* **PROVIDED DATA**:
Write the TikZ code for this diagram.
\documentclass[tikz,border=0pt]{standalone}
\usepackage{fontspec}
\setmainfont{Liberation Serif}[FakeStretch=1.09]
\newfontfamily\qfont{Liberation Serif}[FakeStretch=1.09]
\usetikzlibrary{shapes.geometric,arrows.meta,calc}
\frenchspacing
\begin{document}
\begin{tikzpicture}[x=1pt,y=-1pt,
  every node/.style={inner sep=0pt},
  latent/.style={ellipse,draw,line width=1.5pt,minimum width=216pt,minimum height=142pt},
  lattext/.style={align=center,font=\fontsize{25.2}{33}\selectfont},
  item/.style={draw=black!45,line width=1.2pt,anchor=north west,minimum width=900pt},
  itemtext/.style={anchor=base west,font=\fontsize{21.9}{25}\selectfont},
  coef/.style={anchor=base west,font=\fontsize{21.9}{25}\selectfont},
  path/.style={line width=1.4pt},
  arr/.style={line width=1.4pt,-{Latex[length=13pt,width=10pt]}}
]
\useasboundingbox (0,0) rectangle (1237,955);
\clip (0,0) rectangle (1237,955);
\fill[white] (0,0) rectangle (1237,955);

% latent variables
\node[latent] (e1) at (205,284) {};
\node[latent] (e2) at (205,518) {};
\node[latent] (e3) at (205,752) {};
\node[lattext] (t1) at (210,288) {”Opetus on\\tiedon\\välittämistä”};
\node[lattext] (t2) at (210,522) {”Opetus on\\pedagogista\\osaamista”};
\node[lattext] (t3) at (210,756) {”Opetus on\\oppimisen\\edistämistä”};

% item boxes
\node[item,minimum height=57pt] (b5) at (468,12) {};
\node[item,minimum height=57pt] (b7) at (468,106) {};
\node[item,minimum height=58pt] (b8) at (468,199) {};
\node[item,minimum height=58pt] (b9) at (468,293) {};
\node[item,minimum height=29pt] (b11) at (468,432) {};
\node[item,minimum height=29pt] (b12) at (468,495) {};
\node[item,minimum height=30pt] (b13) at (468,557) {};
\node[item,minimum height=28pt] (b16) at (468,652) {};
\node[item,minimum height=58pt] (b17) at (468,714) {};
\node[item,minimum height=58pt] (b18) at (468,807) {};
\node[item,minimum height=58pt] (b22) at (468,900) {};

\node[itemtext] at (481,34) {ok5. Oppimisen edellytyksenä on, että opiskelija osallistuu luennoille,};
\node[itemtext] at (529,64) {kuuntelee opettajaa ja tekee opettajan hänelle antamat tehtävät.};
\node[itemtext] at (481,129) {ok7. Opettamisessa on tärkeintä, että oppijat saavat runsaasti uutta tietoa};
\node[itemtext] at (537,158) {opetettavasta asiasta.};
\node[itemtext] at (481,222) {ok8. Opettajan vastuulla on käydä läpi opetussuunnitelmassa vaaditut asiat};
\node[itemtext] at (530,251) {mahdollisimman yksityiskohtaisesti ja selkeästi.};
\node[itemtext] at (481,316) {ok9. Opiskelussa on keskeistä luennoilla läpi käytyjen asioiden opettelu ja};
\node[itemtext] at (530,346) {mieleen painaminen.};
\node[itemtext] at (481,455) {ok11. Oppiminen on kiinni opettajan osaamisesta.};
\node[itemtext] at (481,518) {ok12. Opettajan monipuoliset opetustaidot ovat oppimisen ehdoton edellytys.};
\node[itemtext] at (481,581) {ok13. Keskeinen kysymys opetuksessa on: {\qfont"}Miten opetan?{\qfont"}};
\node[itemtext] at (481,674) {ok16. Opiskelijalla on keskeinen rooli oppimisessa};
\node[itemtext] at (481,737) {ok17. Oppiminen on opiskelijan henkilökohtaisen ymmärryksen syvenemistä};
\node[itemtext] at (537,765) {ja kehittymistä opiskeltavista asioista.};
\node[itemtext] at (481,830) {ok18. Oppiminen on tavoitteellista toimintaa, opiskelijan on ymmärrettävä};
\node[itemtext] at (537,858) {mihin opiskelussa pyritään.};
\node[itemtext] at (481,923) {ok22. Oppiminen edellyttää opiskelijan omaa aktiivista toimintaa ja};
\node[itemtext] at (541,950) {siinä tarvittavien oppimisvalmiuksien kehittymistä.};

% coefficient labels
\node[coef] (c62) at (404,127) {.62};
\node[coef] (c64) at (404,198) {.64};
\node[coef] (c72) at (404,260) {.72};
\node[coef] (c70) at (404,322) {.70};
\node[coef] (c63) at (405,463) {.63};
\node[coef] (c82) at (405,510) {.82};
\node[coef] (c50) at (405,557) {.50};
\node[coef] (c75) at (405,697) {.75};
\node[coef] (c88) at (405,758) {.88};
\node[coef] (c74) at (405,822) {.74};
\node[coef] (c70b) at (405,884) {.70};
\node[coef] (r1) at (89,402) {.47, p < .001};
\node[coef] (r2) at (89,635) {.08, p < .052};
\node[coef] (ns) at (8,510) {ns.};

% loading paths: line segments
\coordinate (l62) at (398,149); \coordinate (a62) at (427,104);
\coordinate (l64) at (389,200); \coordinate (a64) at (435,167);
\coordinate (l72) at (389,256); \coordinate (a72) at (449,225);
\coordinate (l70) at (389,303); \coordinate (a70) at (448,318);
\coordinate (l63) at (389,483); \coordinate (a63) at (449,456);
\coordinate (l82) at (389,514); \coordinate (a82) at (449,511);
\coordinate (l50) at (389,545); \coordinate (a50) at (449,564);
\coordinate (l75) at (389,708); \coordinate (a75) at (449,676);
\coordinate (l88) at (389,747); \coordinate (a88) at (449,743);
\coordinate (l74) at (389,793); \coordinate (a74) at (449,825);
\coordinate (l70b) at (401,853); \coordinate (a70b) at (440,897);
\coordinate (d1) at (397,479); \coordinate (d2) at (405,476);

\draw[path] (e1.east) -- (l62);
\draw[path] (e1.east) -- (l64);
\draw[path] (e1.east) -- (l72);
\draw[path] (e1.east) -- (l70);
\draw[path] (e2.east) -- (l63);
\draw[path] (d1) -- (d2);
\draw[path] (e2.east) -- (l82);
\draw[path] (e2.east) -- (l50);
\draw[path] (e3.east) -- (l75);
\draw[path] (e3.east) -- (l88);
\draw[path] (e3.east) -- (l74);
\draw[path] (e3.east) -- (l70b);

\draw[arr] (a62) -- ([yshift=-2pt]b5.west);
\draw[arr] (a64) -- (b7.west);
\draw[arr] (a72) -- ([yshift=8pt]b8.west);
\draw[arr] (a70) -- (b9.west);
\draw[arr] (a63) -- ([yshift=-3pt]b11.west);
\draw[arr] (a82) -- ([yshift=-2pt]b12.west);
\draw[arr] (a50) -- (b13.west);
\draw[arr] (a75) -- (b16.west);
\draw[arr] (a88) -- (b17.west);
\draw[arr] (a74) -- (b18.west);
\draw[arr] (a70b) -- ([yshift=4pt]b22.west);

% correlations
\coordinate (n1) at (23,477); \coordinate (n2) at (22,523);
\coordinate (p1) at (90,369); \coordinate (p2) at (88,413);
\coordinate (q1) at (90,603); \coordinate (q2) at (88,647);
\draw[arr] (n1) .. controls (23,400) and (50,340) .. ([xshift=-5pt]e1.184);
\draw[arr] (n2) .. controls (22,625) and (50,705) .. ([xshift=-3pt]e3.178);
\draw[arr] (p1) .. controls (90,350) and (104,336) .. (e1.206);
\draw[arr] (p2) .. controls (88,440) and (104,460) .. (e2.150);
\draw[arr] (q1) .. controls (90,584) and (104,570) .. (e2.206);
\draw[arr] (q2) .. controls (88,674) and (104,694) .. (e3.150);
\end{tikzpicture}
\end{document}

* **SHORT EXERCISE**: Write the material out again in its entirety, exactly as shown.

* **ANSWER TO THE TASK**:
Write the TikZ code for this diagram.
\documentclass[tikz,border=0pt]{standalone}
\usepackage{fontspec}
\setmainfont{Liberation Serif}[FakeStretch=1.09]
\newfontfamily\qfont{Liberation Serif}[FakeStretch=1.09]
\usetikzlibrary{shapes.geometric,arrows.meta,calc}
\frenchspacing
\begin{document}
\begin{tikzpicture}[x=1pt,y=-1pt,
  every node/.style={inner sep=0pt},
  latent/.style={ellipse,draw,line width=1.5pt,minimum width=216pt,minimum height=142pt},
  lattext/.style={align=center,font=\fontsize{25.2}{33}\selectfont},
  item/.style={draw=black!45,line width=1.2pt,anchor=north west,minimum width=900pt},
  itemtext/.style={anchor=base west,font=\fontsize{21.9}{25}\selectfont},
  coef/.style={anchor=base west,font=\fontsize{21.9}{25}\selectfont},
  path/.style={line width=1.4pt},
  arr/.style={line width=1.4pt,-{Latex[length=13pt,width=10pt]}}
]
\useasboundingbox (0,0) rectangle (1237,955);
\clip (0,0) rectangle (1237,955);
\fill[white] (0,0) rectangle (1237,955);

% latent variables
\node[latent] (e1) at (205,284) {};
\node[latent] (e2) at (205,518) {};
\node[latent] (e3) at (205,752) {};
\node[lattext] (t1) at (210,288) {”Opetus on\\tiedon\\välittämistä”};
\node[lattext] (t2) at (210,522) {”Opetus on\\pedagogista\\osaamista”};
\node[lattext] (t3) at (210,756) {”Opetus on\\oppimisen\\edistämistä”};

% item boxes
\node[item,minimum height=57pt] (b5) at (468,12) {};
\node[item,minimum height=57pt] (b7) at (468,106) {};
\node[item,minimum height=58pt] (b8) at (468,199) {};
\node[item,minimum height=58pt] (b9) at (468,293) {};
\node[item,minimum height=29pt] (b11) at (468,432) {};
\node[item,minimum height=29pt] (b12) at (468,495) {};
\node[item,minimum height=30pt] (b13) at (468,557) {};
\node[item,minimum height=28pt] (b16) at (468,652) {};
\node[item,minimum height=58pt] (b17) at (468,714) {};
\node[item,minimum height=58pt] (b18) at (468,807) {};
\node[item,minimum height=58pt] (b22) at (468,900) {};

\node[itemtext] at (481,34) {ok5. Oppimisen edellytyksenä on, että opiskelija osallistuu luennoille,};
\node[itemtext] at (529,64) {kuuntelee opettajaa ja tekee opettajan hänelle antamat tehtävät.};
\node[itemtext] at (481,129) {ok7. Opettamisessa on tärkeintä, että oppijat saavat runsaasti uutta tietoa};
\node[itemtext] at (537,158) {opetettavasta asiasta.};
\node[itemtext] at (481,222) {ok8. Opettajan vastuulla on käydä läpi opetussuunnitelmassa vaaditut asiat};
\node[itemtext] at (530,251) {mahdollisimman yksityiskohtaisesti ja selkeästi.};
\node[itemtext] at (481,316) {ok9. Opiskelussa on keskeistä luennoilla läpi käytyjen asioiden opettelu ja};
\node[itemtext] at (530,346) {mieleen painaminen.};
\node[itemtext] at (481,455) {ok11. Oppiminen on kiinni opettajan osaamisesta.};
\node[itemtext] at (481,518) {ok12. Opettajan monipuoliset opetustaidot ovat oppimisen ehdoton edellytys.};
\node[itemtext] at (481,581) {ok13. Keskeinen kysymys opetuksessa on: {\qfont"}Miten opetan?{\qfont"}};
\node[itemtext] at (481,674) {ok16. Opiskelijalla on keskeinen rooli oppimisessa};
\node[itemtext] at (481,737) {ok17. Oppiminen on opiskelijan henkilökohtaisen ymmärryksen syvenemistä};
\node[itemtext] at (537,765) {ja kehittymistä opiskeltavista asioista.};
\node[itemtext] at (481,830) {ok18. Oppiminen on tavoitteellista toimintaa, opiskelijan on ymmärrettävä};
\node[itemtext] at (537,858) {mihin opiskelussa pyritään.};
\node[itemtext] at (481,923) {ok22. Oppiminen edellyttää opiskelijan omaa aktiivista toimintaa ja};
\node[itemtext] at (541,950) {siinä tarvittavien oppimisvalmiuksien kehittymistä.};

% coefficient labels
\node[coef] (c62) at (404,127) {.62};
\node[coef] (c64) at (404,198) {.64};
\node[coef] (c72) at (404,260) {.72};
\node[coef] (c70) at (404,322) {.70};
\node[coef] (c63) at (405,463) {.63};
\node[coef] (c82) at (405,510) {.82};
\node[coef] (c50) at (405,557) {.50};
\node[coef] (c75) at (405,697) {.75};
\node[coef] (c88) at (405,758) {.88};
\node[coef] (c74) at (405,822) {.74};
\node[coef] (c70b) at (405,884) {.70};
\node[coef] (r1) at (89,402) {.47, p < .001};
\node[coef] (r2) at (89,635) {.08, p < .052};
\node[coef] (ns) at (8,510) {ns.};

% loading paths: line segments
\coordinate (l62) at (398,149); \coordinate (a62) at (427,104);
\coordinate (l64) at (389,200); \coordinate (a64) at (435,167);
\coordinate (l72) at (389,256); \coordinate (a72) at (449,225);
\coordinate (l70) at (389,303); \coordinate (a70) at (448,318);
\coordinate (l63) at (389,483); \coordinate (a63) at (449,456);
\coordinate (l82) at (389,514); \coordinate (a82) at (449,511);
\coordinate (l50) at (389,545); \coordinate (a50) at (449,564);
\coordinate (l75) at (389,708); \coordinate (a75) at (449,676);
\coordinate (l88) at (389,747); \coordinate (a88) at (449,743);
\coordinate (l74) at (389,793); \coordinate (a74) at (449,825);
\coordinate (l70b) at (401,853); \coordinate (a70b) at (440,897);
\coordinate (d1) at (397,479); \coordinate (d2) at (405,476);

\draw[path] (e1.east) -- (l62);
\draw[path] (e1.east) -- (l64);
\draw[path] (e1.east) -- (l72);
\draw[path] (e1.east) -- (l70);
\draw[path] (e2.east) -- (l63);
\draw[path] (d1) -- (d2);
\draw[path] (e2.east) -- (l82);
\draw[path] (e2.east) -- (l50);
\draw[path] (e3.east) -- (l75);
\draw[path] (e3.east) -- (l88);
\draw[path] (e3.east) -- (l74);
\draw[path] (e3.east) -- (l70b);

\draw[arr] (a62) -- ([yshift=-2pt]b5.west);
\draw[arr] (a64) -- (b7.west);
\draw[arr] (a72) -- ([yshift=8pt]b8.west);
\draw[arr] (a70) -- (b9.west);
\draw[arr] (a63) -- ([yshift=-3pt]b11.west);
\draw[arr] (a82) -- ([yshift=-2pt]b12.west);
\draw[arr] (a50) -- (b13.west);
\draw[arr] (a75) -- (b16.west);
\draw[arr] (a88) -- (b17.west);
\draw[arr] (a74) -- (b18.west);
\draw[arr] (a70b) -- ([yshift=4pt]b22.west);

% correlations
\coordinate (n1) at (23,477); \coordinate (n2) at (22,523);
\coordinate (p1) at (90,369); \coordinate (p2) at (88,413);
\coordinate (q1) at (90,603); \coordinate (q2) at (88,647);
\draw[arr] (n1) .. controls (23,400) and (50,340) .. ([xshift=-5pt]e1.184);
\draw[arr] (n2) .. controls (22,625) and (50,705) .. ([xshift=-3pt]e3.178);
\draw[arr] (p1) .. controls (90,350) and (104,336) .. (e1.206);
\draw[arr] (p2) .. controls (88,440) and (104,460) .. (e2.150);
\draw[arr] (q1) .. controls (90,584) and (104,570) .. (e2.206);
\draw[arr] (q2) .. controls (88,674) and (104,694) .. (e3.150);
\end{tikzpicture}
\end{document}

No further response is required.